Мы прошли вдоль эскалатора, бесчувственно и беззвучно уносящего людей прочь. Она повернулась ко мне и сказала:

– Нам больше не надо встречаться…

Видимо, слова эти дались ей нелегко и она долго их обдумывала. Заставлять её поменять решение было делом бессмысленным – я знал это. Я было хотел ей что-то возразить, но прочитал в глазах боль и смятение, страх и предрешённость такого финала. Не стал ей ничего говорить. Мы стояли молча. Люди обходили нас, не обращая никакого внимания. Она медленно повернулась, ступила на эскалатор, и он начал медленно уносить её от меня. Душа моя уходила с ней, а я остался.

Я не жалел ни о чём – ни о том, что мы так до конца и не узнали друг друга, что не сказали друг другу многого, что не были физически близки, что не построили дом, не воспитали детей. Я не жалел и о многом другом – жалел только об одном: о том, что всё это могло случиться, но этого не было, жалел только о том, что она сказала мне тогда, стоя у обрыва: «Не надо… я не могу…»

Мысли из никуда

Я шагнул из литературы в кино естественным образом, сказав «Йохуу!».


Времена плоти и слюны, слюны и плоти.


Юмор литейщиков: Сортирное литье.


Она низачто пропала.


От мелкого человека остаётся только мелочь.

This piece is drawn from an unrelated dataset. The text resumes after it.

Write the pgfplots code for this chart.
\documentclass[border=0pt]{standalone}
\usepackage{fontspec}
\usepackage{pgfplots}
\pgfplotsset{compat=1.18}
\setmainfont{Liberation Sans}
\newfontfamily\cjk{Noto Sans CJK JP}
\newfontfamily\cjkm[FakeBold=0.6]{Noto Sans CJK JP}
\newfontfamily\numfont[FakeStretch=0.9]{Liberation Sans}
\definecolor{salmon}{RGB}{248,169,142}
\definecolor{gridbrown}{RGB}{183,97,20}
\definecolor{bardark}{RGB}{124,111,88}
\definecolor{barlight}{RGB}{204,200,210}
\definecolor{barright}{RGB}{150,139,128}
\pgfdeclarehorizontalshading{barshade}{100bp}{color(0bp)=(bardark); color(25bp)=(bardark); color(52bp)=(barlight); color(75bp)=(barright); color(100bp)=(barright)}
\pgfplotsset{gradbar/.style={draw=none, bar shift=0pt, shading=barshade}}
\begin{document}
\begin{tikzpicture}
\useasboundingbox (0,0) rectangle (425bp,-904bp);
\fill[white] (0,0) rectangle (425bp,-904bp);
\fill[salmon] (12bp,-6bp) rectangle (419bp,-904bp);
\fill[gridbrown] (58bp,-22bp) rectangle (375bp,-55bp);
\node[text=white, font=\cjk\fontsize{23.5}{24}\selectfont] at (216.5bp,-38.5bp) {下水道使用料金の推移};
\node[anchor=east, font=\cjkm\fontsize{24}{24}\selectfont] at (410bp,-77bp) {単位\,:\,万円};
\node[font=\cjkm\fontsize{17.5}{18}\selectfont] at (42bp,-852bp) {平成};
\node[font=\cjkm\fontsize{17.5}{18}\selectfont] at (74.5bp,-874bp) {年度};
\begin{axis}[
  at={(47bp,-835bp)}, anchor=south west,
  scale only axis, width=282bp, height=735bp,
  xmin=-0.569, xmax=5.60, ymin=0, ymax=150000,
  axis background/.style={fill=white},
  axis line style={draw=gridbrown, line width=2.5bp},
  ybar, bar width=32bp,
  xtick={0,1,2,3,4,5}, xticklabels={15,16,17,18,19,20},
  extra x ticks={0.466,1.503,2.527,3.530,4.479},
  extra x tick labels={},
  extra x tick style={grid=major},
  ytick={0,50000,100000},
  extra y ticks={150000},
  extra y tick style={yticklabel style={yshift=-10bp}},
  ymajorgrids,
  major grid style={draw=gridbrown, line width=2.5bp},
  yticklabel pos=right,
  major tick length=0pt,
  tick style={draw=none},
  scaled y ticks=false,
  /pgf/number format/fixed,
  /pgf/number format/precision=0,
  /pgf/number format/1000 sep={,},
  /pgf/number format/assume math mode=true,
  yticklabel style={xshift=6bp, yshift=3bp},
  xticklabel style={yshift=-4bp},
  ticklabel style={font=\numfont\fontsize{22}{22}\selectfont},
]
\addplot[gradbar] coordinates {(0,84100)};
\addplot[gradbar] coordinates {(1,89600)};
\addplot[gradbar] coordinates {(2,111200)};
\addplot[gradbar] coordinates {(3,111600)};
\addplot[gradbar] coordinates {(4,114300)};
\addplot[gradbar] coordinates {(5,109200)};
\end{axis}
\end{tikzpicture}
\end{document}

Музыка – бобровый воротник мира.


Брежнев – это Вий.

Тридцатка

Босфор, Дежнёва мыс, Свердловск,Кижи и Тара, Солигорск,Тамбов, Тюмень, Талык, Тура,Дудинка, Тикси, Колыма,Венера, Ио, ГанимедИ солнца негасимый свет,Калининград, Сибирь, Камчатка,Всем сообщаю: мне тридцатка!

Утопленник

Говорят, нельзя называть сына или дочь именем умершего родственника – ребёнок повторит трагическую судьбу. Суеверия и религиозные догмы до сих поры живы в обществе, пережившем коммунизм, и до сих пор большое количество людей им безропотно повинуется. Боря был не таким человеком. Был смелым, сильным, трудолюбивым. С детских лет рассчитывал только на себя и шёл вперед, никогда не оглядываясь на отставших и кричащих ему вослед: «Подожди», на плетущихся в арьергарде, клеймящих судьбу и во всём видящих плохие знаки, приметы и предзнаменования. Когда у Бори родился сын, иного имени, чем Слава, на ум не приходило, да и не могло прийти.

Боря очень любил своего старшего брата. И в тридцать лет он хранил в сердце тёплые воспоминания о мальчугане лет семи на велосипеде, что катал его давным-давно по двору и не давал в обиду соседским мальчишкам. Брат часто брал Борьку – так он звал младшего брата – на «забой», где вместе они ловили лягушек и пытались их подложить на рельсы под колёса проходящих поездов, но те в последний момент ускользали и сбегали от мальчишек. Борька частенько играл вместе со Славой и его старшими друзьями в пятнашки на чёрном, плавящемся на жарком летнем солнце асфальте и ножички на вытоптанном для таких игр цветнике.